Saturday, February 20, 2016

BIG NEWS!

I am in shock.   I just heard from my publisher, MUSE IT UP! that The Book of Helen will be out in paperback this September. 

For those who don’t know, I wrote a historical fiction about Helen of Troy at the age of sixty-five starting over.  I tried to weave the myriad of contradictory myths about the most beautiful woman in the world (with the face that launched 1000 ships) into a plausible narrative.  In so doing, I sought to answer a few questions that get explained away by the gods interference in most cases in the original epic poems and plays.    

1) Why did Helen leave Sparta?  Those who know the story of the golden apple, know the goddess Eris (strife), was not invited to the wedding of Thetis and Peleus.  She left a wedding gift anyway, with the note, “To the fairest goddess.”  Paris, the son of Priam and Hecuba, prince of Troy was chosen to make the decision as to who should receive the apple, Hera, Athena or Aphrodite.  

Each of the goddesses offered gifts, Hera offered the power to rule of all of Europe and Asia, Athena offered wisdom and the capacity to be the greatest warrior that ever lived.  Aphrodite offered the hand and heart of the most beautiful woman in the world; Helen of Troy.  
Paris chose beauty, Paris chose Aphrodite’s gift of Helen.

Married already, Aphrodite instructed her son to shoot an arrow into Helen’s heart so she would leave with Paris.  

However this version of the story renders Helen a pawn with no free will of her own.  So I tried to craft a plausible reason for the woman with the true power of the throne (it was through Helen, not Menelaus that the kingship came), to leave a place where she ruled, had a daughter, and knew if she left, there would be consequences for all of Greece, but went anyway.   What would make her leave everyone she ever knew and loved? 

2) Helen arrives with Paris in Troy, but in addition to the treasures/dowry she brings a lot of baggage; like 1000 ships stocked with armed to the teeth Greeks from all over the Mediterranean.   I could see the Trojans waiting it out at first, but eventually as the Greeks tore up the beaches and countryside, raiding local farms and hunting grounds, I can’t help but think the Trojans would say, “You know, you’re really pretty but this many in-laws is way too much.  Thanks, go home.”
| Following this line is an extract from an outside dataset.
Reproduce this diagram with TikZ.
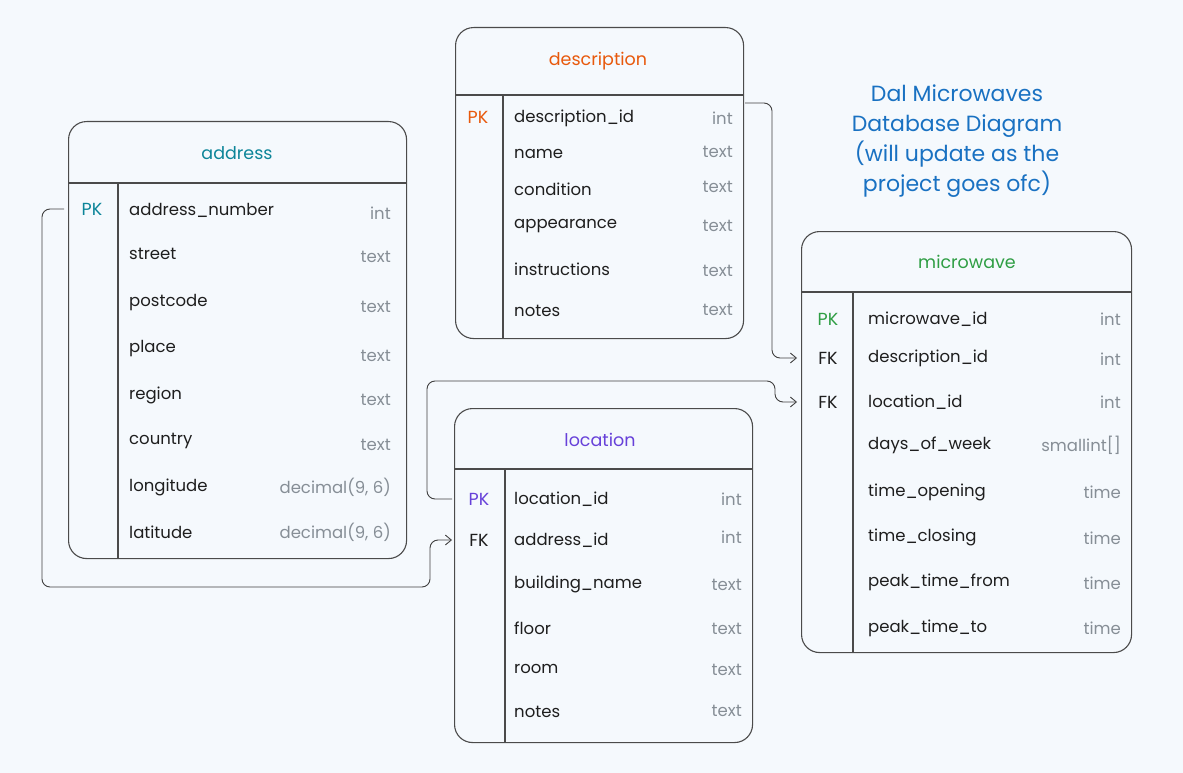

I could get Paris wanting to keep her, I could understand Priam wanting to out of honor, keep her around, but the rest of Troy would have been soured as things got harder.   So the second question is why did the Trojans let her stay?  
3) Troy is burned to the ground. (Sorry to any who haven’t read the Iliad, Odyssey and accompanying Greek literature for the spoilers).   It’s been over ten years.  Countless lives have been lost.  If you just use the count from the Iliad text alone, 272 men are killed (where we know their names), not to mention the gutting of the kingdom.   Yet if you read the Odyssey, Helen and Menelaus are reconciled, everything is peaceful and she’s returned to rule the land she left.  
What made her people, or for that matter, her husband, take her back?  
Whatever she had, it had to be more than skin deep.